Why the sudden drop-off in JET ALTs? The answer is simple—money (Crandall 2006). Maintaining one JET ALT costs about \6 million per year but, by outsourcing, the boards of education (BOE) can cut costs. Or can they?
In my research, I’ve found that the average ALT employed by a dispatch company works 29.5 hours per week and is paid \200,000-\245,000 a month. With JETs making \300,000, that’s about a 20-30% cut in salary. But how much is the BOE paying the middleman? It’s quite simple to find the answer. The Freedom of Information (FOI) window (Joho Kokai Madoguchi, 情報公開窓口) in any city/town office will furnish you with the contract between the BOE and the dispatch company, if you fill in a simple form. It usually takes ten minutes and costs about \10 per page.
Thirty contracts released from BOEs in Fukuoka Prefecture reveal some interesting findings. Firstly, the amount the BOEs are paying is surprising. On the upper end, one town pays \500,000 per month to the dispatch company, while the ALT gets \245,000, but no health, pension, or employment insurance (see Appendix 1). Fukuoka City paid dispatch companies an average of \345,000 per ALT in 2007, but generously increased this to \364,000 the following year (see Appendixes 2 and 3). Alas, the ALTs got no pay rise. On average the ALT got about 60% of what the BOE was paying—with the company taking 40%.

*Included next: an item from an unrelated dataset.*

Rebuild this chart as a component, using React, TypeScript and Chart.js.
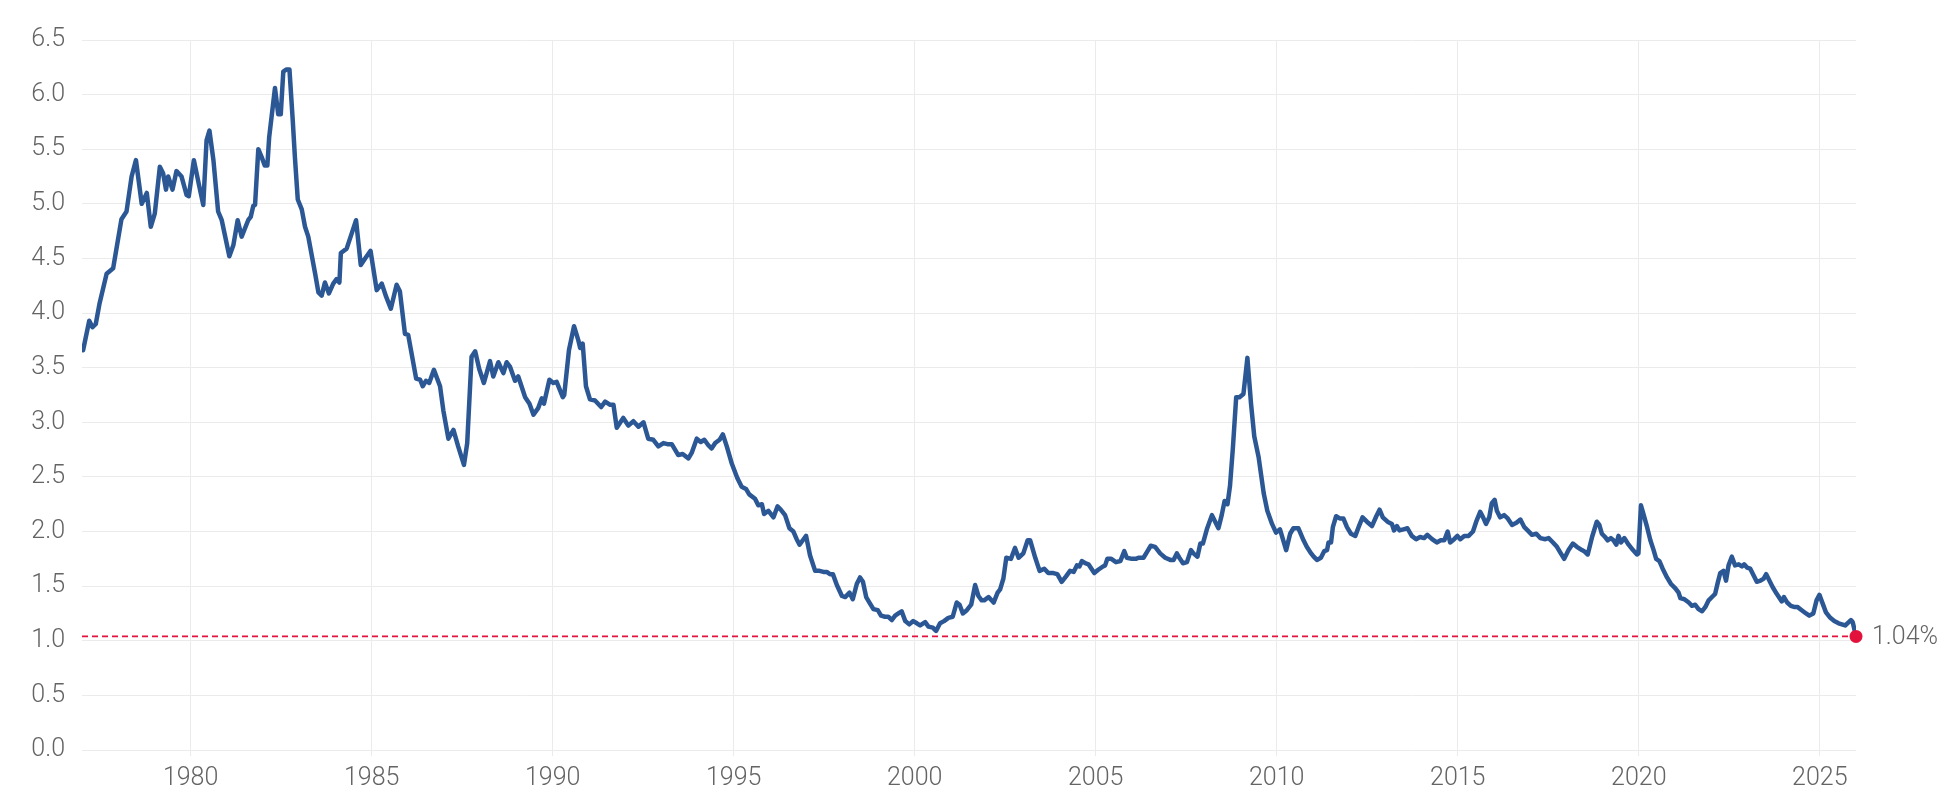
import React, { useEffect, useRef } from 'react';
import { Chart, registerables } from 'chart.js';

Chart.register(...registerables);

// decimal years
const obsYears = [
  1977.03, 1977.2, 1977.29, 1977.38, 1977.48, 1977.68, 1977.86, 1978.09, 1978.23, 1978.37,
  1978.49, 1978.65, 1978.79, 1978.9, 1979.01, 1979.15, 1979.24, 1979.32, 1979.38, 1979.5,
  1979.61, 1979.75, 1979.89, 1979.95, 1980.09, 1980.24, 1980.35, 1980.44, 1980.52, 1980.63,
  1980.76, 1980.86, 1981.07, 1981.18, 1981.3, 1981.41, 1981.59, 1981.66, 1981.73, 1981.78,
  1981.87, 1981.96, 1982.05, 1982.12, 1982.17, 1982.33, 1982.42, 1982.49, 1982.56, 1982.65,
  1982.73, 1982.82, 1982.88, 1982.96, 1983.07, 1983.16, 1983.25, 1983.44, 1983.53, 1983.62,
  1983.71, 1983.82, 1983.94, 1984.03, 1984.11, 1984.15, 1984.31, 1984.45, 1984.57, 1984.7,
  1984.82, 1984.97, 1985.14, 1985.28, 1985.4, 1985.53, 1985.69, 1985.78, 1985.92, 1986.01,
  1986.23, 1986.34, 1986.41, 1986.5, 1986.59, 1986.72, 1986.89, 1986.98, 1987.12, 1987.26,
  1987.39, 1987.55, 1987.64, 1987.76, 1987.86, 1987.97, 1988.1, 1988.27, 1988.36, 1988.5,
  1988.64, 1988.73, 1988.82, 1988.96, 1989.05, 1989.24, 1989.36, 1989.47, 1989.6, 1989.7,
  1989.76, 1989.91, 1990.02, 1990.11, 1990.28, 1990.32, 1990.45, 1990.59, 1990.71, 1990.76,
  1990.83, 1990.92, 1991.03, 1991.17, 1991.34, 1991.45, 1991.59, 1991.68, 1991.77, 1991.95,
  1992.09, 1992.23, 1992.37, 1992.51, 1992.64, 1992.78, 1992.92, 1993.06, 1993.17, 1993.29,
  1993.38, 1993.47, 1993.59, 1993.75, 1993.84, 1993.98, 1994.09, 1994.19, 1994.3, 1994.39,
  1994.49, 1994.61, 1994.7, 1994.81, 1994.95, 1995.1, 1995.22, 1995.34, 1995.43, 1995.59,
  1995.68, 1995.78, 1995.84, 1995.96, 1996.1, 1996.21, 1996.3, 1996.42, 1996.54, 1996.65,
  1996.74, 1996.82, 1996.91, 1997.0, 1997.11, 1997.25, 1997.37, 1997.48, 1997.57, 1997.66,
  1997.74, 1997.85, 1997.99, 1998.08, 1998.2, 1998.29, 1998.4, 1998.49, 1998.57, 1998.66,
  1998.75, 1998.86, 1998.98, 1999.07, 1999.18, 1999.27, 1999.37, 1999.46, 1999.55, 1999.64,
  1999.74, 1999.85, 1999.96, 2000.06, 2000.15, 2000.29, 2000.38, 2000.5, 2000.59, 2000.7,
  2000.81, 2000.93, 2001.05, 2001.16, 2001.24, 2001.33, 2001.44, 2001.56, 2001.67, 2001.76,
  2001.85, 2001.92, 2002.04, 2002.18, 2002.29, 2002.36, 2002.45, 2002.53, 2002.66, 2002.77,
  2002.87, 2003.0, 2003.12, 2003.19, 2003.33, 2003.45, 2003.58, 2003.69, 2003.83, 2003.94,
  2004.06, 2004.18, 2004.29, 2004.39, 2004.48, 2004.55, 2004.62, 2004.71, 2004.8, 2004.96,
  2005.07, 2005.2, 2005.26, 2005.32, 2005.43, 2005.56, 2005.68, 2005.79, 2005.86, 2006.0,
  2006.11, 2006.18, 2006.32, 2006.41, 2006.52, 2006.64, 2006.78, 2006.92, 2007.06, 2007.15,
  2007.24, 2007.31, 2007.41, 2007.52, 2007.63, 2007.7, 2007.81, 2007.89, 2007.96, 2008.07,
  2008.21, 2008.3, 2008.39, 2008.48, 2008.56, 2008.64, 2008.71, 2008.79, 2008.88, 2008.97,
  2009.08, 2009.19, 2009.29, 2009.38, 2009.5, 2009.64, 2009.74, 2009.87, 2009.98, 2010.09,
  2010.26, 2010.37, 2010.46, 2010.6, 2010.74, 2010.83, 2010.95, 2011.02, 2011.11, 2011.22,
  2011.31, 2011.39, 2011.43, 2011.5, 2011.55, 2011.64, 2011.74, 2011.84, 2011.94, 2012.05,
  2012.17, 2012.26, 2012.37, 2012.49, 2012.63, 2012.75, 2012.84, 2012.93, 2013.06, 2013.18,
  2013.24, 2013.32, 2013.39, 2013.5, 2013.61, 2013.73, 2013.85, 2013.96, 2014.07, 2014.16,
  2014.29, 2014.42, 2014.53, 2014.63, 2014.72, 2014.79, 2014.9, 2014.99, 2015.07, 2015.18,
  2015.3, 2015.42, 2015.51, 2015.62, 2015.7, 2015.78, 2015.87, 2015.94, 2016.02, 2016.08,
  2016.17, 2016.28, 2016.38, 2016.5, 2016.62, 2016.73, 2016.84, 2016.93, 2017.05, 2017.17,
  2017.28, 2017.42, 2017.51, 2017.63, 2017.74, 2017.83, 2017.94, 2018.06, 2018.18, 2018.29,
  2018.43, 2018.49, 2018.59, 2018.71, 2018.84, 2018.91, 2018.98, 2019.07, 2019.14, 2019.23,
  2019.3, 2019.38, 2019.44, 2019.51, 2019.6, 2019.72, 2019.84, 2019.95, 2019.99, 2020.06,
  2020.13, 2020.23, 2020.32, 2020.41, 2020.48, 2020.57, 2020.66, 2020.78, 2020.89, 2021.01,
  2021.1, 2021.15, 2021.26, 2021.38, 2021.47, 2021.56, 2021.65, 2021.75, 2021.84, 2021.93,
  2022.05, 2022.11, 2022.18, 2022.25, 2022.34, 2022.41, 2022.48, 2022.57, 2022.66, 2022.76,
  2022.85, 2022.91, 2022.99, 2023.08, 2023.17, 2023.26, 2023.36, 2023.45, 2023.52, 2023.61,
  2023.7, 2023.81, 2023.95, 2024.01, 2024.1, 2024.2, 2024.29, 2024.38, 2024.5, 2024.62,
  2024.71, 2024.82, 2024.91, 2024.99, 2025.08, 2025.17, 2025.29, 2025.4, 2025.52, 2025.61,
  2025.7, 2025.8, 2025.86, 2025.91, 2026.0,
];

const obsValues = [
  3.66, 3.93, 3.87, 3.9, 4.08, 4.36, 4.41, 4.86, 4.93, 5.25,
  5.4, 5.0, 5.1, 4.79, 4.91, 5.34, 5.28, 5.13, 5.25, 5.13,
  5.3, 5.25, 5.08, 5.07, 5.4, 5.16, 4.99, 5.58, 5.67, 5.4,
  4.93, 4.85, 4.52, 4.62, 4.85, 4.7, 4.85, 4.88, 4.98, 4.99,
  5.5, 5.43, 5.35, 5.35, 5.61, 6.06, 5.82, 5.82, 6.21, 6.23,
  6.23, 5.77, 5.43, 5.04, 4.95, 4.79, 4.7, 4.36, 4.19, 4.16,
  4.28, 4.18, 4.27, 4.31, 4.28, 4.55, 4.59, 4.73, 4.85, 4.44,
  4.5, 4.57, 4.21, 4.27, 4.15, 4.04, 4.26, 4.2, 3.81, 3.8,
  3.4, 3.39, 3.33, 3.38, 3.36, 3.48, 3.33, 3.11, 2.85, 2.93,
  2.78, 2.61, 2.81, 3.6, 3.65, 3.49, 3.36, 3.56, 3.42, 3.55,
  3.45, 3.55, 3.51, 3.38, 3.42, 3.23, 3.17, 3.07, 3.13, 3.22,
  3.17, 3.39, 3.36, 3.37, 3.23, 3.25, 3.66, 3.88, 3.75, 3.68,
  3.72, 3.33, 3.21, 3.2, 3.14, 3.19, 3.16, 3.16, 2.95, 3.04,
  2.97, 3.01, 2.96, 3.0, 2.85, 2.84, 2.78, 2.81, 2.8, 2.8,
  2.75, 2.7, 2.71, 2.67, 2.72, 2.85, 2.82, 2.84, 2.79, 2.76,
  2.81, 2.84, 2.89, 2.78, 2.62, 2.49, 2.41, 2.39, 2.34, 2.3,
  2.24, 2.25, 2.16, 2.19, 2.13, 2.23, 2.2, 2.15, 2.03, 2.0,
  1.93, 1.88, 1.92, 1.96, 1.78, 1.64, 1.64, 1.63, 1.63, 1.61,
  1.61, 1.51, 1.41, 1.4, 1.44, 1.38, 1.52, 1.58, 1.54, 1.4,
  1.35, 1.29, 1.28, 1.23, 1.22, 1.22, 1.19, 1.23, 1.25, 1.27,
  1.18, 1.15, 1.18, 1.16, 1.14, 1.17, 1.13, 1.12, 1.09, 1.16,
  1.18, 1.21, 1.22, 1.35, 1.33, 1.25, 1.28, 1.33, 1.51, 1.41,
  1.37, 1.37, 1.4, 1.35, 1.44, 1.47, 1.57, 1.76, 1.75, 1.85,
  1.76, 1.8, 1.92, 1.92, 1.76, 1.64, 1.66, 1.62, 1.62, 1.61,
  1.54, 1.59, 1.64, 1.63, 1.69, 1.68, 1.73, 1.71, 1.7, 1.62,
  1.65, 1.68, 1.69, 1.75, 1.75, 1.72, 1.73, 1.82, 1.76, 1.75,
  1.75, 1.76, 1.76, 1.81, 1.87, 1.86, 1.8, 1.76, 1.74, 1.74,
  1.8, 1.76, 1.71, 1.72, 1.83, 1.8, 1.77, 1.89, 1.89, 2.02,
  2.15, 2.09, 2.03, 2.15, 2.28, 2.25, 2.42, 2.77, 3.23, 3.23,
  3.26, 3.59, 3.17, 2.87, 2.68, 2.35, 2.19, 2.07, 1.99, 2.02,
  1.83, 1.98, 2.03, 2.03, 1.92, 1.86, 1.8, 1.77, 1.74, 1.76,
  1.82, 1.83, 1.9, 1.9, 2.04, 2.14, 2.12, 2.12, 2.04, 1.98,
  1.96, 2.04, 2.13, 2.09, 2.05, 2.14, 2.2, 2.13, 2.09, 2.07,
  2.01, 2.05, 2.01, 2.02, 2.03, 1.96, 1.93, 1.95, 1.94, 1.97,
  1.93, 1.9, 1.92, 1.92, 2.0, 1.9, 1.93, 1.96, 1.93, 1.96,
  1.96, 2.0, 2.09, 2.18, 2.13, 2.07, 2.13, 2.26, 2.29, 2.19,
  2.13, 2.15, 2.12, 2.06, 2.08, 2.11, 2.04, 2.01, 1.97, 1.98,
  1.94, 1.93, 1.94, 1.9, 1.86, 1.81, 1.75, 1.83, 1.89, 1.86,
  1.83, 1.82, 1.79, 1.95, 2.09, 2.06, 1.98, 1.95, 1.92, 1.94,
  1.92, 1.88, 1.96, 1.9, 1.94, 1.88, 1.83, 1.79, 1.8, 2.24,
  2.16, 2.04, 1.92, 1.83, 1.75, 1.73, 1.66, 1.58, 1.52, 1.48,
  1.44, 1.39, 1.38, 1.35, 1.32, 1.33, 1.29, 1.27, 1.31, 1.37,
  1.41, 1.43, 1.53, 1.62, 1.64, 1.55, 1.69, 1.77, 1.69, 1.7,
  1.68, 1.7, 1.67, 1.66, 1.6, 1.54, 1.55, 1.57, 1.61, 1.55,
  1.49, 1.43, 1.36, 1.4, 1.35, 1.32, 1.31, 1.31, 1.28, 1.25,
  1.23, 1.25, 1.37, 1.42, 1.34, 1.26, 1.21, 1.18, 1.16, 1.15,
  1.14, 1.17, 1.19, 1.17, 1.04,
];

const yearTicks = [1980, 1985, 1990, 1995, 2000, 2005, 2010, 2015, 2020, 2025];
const xMin = 1977;
const xMax = 2026;

const lastYear = obsYears[obsYears.length - 1];
const lastValue = obsValues[obsValues.length - 1];

const TEXT = '#646464';
const GRID = '#ebebeb';
const LINE = '#2c5795';
const RED = '#e2123c';
const FONT_FAMILY = 'Roboto, "Noto Sans", sans-serif';

const lastLabelPlugin = {
  id: 'lastLabel',
  afterDatasetsDraw(chart: Chart) {
    const meta = chart.getDatasetMeta(2);
    const pt = meta.data[0];
    if (!pt) return;
    const ctx = chart.ctx;
    ctx.save();
    ctx.fillStyle = TEXT;
    ctx.font = `300 25px ${FONT_FAMILY}`;
    ctx.textAlign = 'left';
    ctx.textBaseline = 'middle';
    ctx.fillText(`${lastValue.toFixed(2)}%`, pt.x + 16, pt.y + 1);
    ctx.restore();
  },
};

const App: React.FC = () => {
  const canvasRef = useRef<HTMLCanvasElement>(null);
  const chartRef = useRef<Chart | null>(null);

  useEffect(() => {
    document.body.style.margin = '0';
    if (!canvasRef.current) return;
    const ctx = canvasRef.current.getContext('2d');
    if (!ctx) return;
    if (chartRef.current) chartRef.current.destroy();

    const font = { family: FONT_FAMILY, size: 25, weight: '300' as const };

    chartRef.current = new Chart(ctx, {
      type: 'line',
      data: {
        datasets: [
          {
            data: [
              { x: xMin, y: lastValue },
              { x: lastYear, y: lastValue },
            ],
            borderColor: RED,
            borderWidth: 1.6,
            borderDash: [6, 4],
            pointRadius: 0,
            order: 3,
          },
          {
            data: obsYears.map((x, i) => ({ x, y: obsValues[i] })),
            borderColor: LINE,
            borderWidth: 4.5,
            borderJoinStyle: 'round',
            borderCapStyle: 'round',
            pointRadius: 0,
            tension: 0,
            order: 2,
          },
          {
            data: [{ x: lastYear, y: lastValue }],
            backgroundColor: RED,
            borderColor: RED,
            pointRadius: 6.5,
            pointBorderWidth: 0,
            showLine: false,
            clip: false,
            order: 1,
          },
        ],
      },
      options: {
        animation: false,
        responsive: true,
        maintainAspectRatio: false,
        events: [],
        layout: { padding: { top: 40, right: 95, bottom: 0, left: 0 } },
        plugins: { legend: { display: false }, tooltip: { enabled: false } },
        scales: {
          x: {
            type: 'linear',
            min: xMin,
            max: xMax,
            afterBuildTicks: (scale: any) => {
              scale.ticks = yearTicks.map((v) => ({ value: v }));
            },
            afterFit: (scale: any) => {
              scale.height = 56;
            },
            grid: { color: GRID, lineWidth: 1, tickLength: 6, drawTicks: true },
            border: { display: false },
            ticks: {
              color: TEXT,
              font,
              padding: 8,
              maxRotation: 0,
              callback: (v: any) => String(v),
            },
          },
          y: {
            min: 0,
            max: 6.5,
            afterFit: (scale: any) => {
              scale.width = 82;
            },
            grid: { color: GRID, lineWidth: 1, drawTicks: false },
            border: { display: false },
            ticks: {
              stepSize: 0.5,
              color: TEXT,
              font,
              padding: 17,
              callback: (v: any) => Number(v).toFixed(1),
            },
          },
        },
      },
      plugins: [lastLabelPlugin],
    });

    return () => {
      if (chartRef.current) {
        chartRef.current.destroy();
        chartRef.current = null;
      }
    };
  }, []);

  return (
    <div style={{ position: 'fixed', left: 0, top: 0, width: 1951, height: 806, background: '#fff' }}>
      <canvas ref={canvasRef}></canvas>
    </div>
  );
};

export default App;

Other behind-the-scenes moves are revealed in the FOI documents. For example, one public school in Kitakyushu City refused their allocated ALT because he was a man. They demanded a woman, and were willing to go without any ALT until a woman could be employed (see Appendix 4).
Another worrying trend is that the tender bidding process drives offers from the bidding companies lower and lower. In 2008, Kanda Machi’s contractor changed, with a \126,000 per annum discount on the previous year (see Appendixes 5 and 6). Eventually, this discount will come out of the ALT’s salary. Worse, many teachers lose their jobs when the company loses the contract.
Looking more deeply into the contracts, there are discrepancies between what the dispatch company promises the BOE, and what the company gives the ALT in terms of work hours, duties, insurance, etc. For example, the BOE says the ALT’s duties include club activities, where the dispatch company says they are “voluntary” (see Appendix 7).
Under these poor work conditions, any decent teacher soon leaves, forcing the dispatch company to find a replacement. This system is definitely not conducive to providing quality education. ALTs are the only teaching staff subjected to a tendering process—just like the desks and chairs that are procured by the BOE. Perhaps it’s time to start treating them like educators and not like the furniture.
CLAIR. (2009). History of the JET Program. Retrieved March 3, 2009, from <jetprogramme.org/e/introduction/history.html>.
Crandall, E. (2006). Learning English to improve Japanese. Saga Shimbun. Retrieved March 3, 2009, from <www.saga-s.co.jp/view.php?pageId=1093&mode=0&classId=&blockId=132436&new....
NHK Report on problems with ALT dispatch companies. (2007). Retrieved March 3, 2009 from <www.letsjapan.org/nhk-report-on-problems-with-alt-dispatch-companies.html>.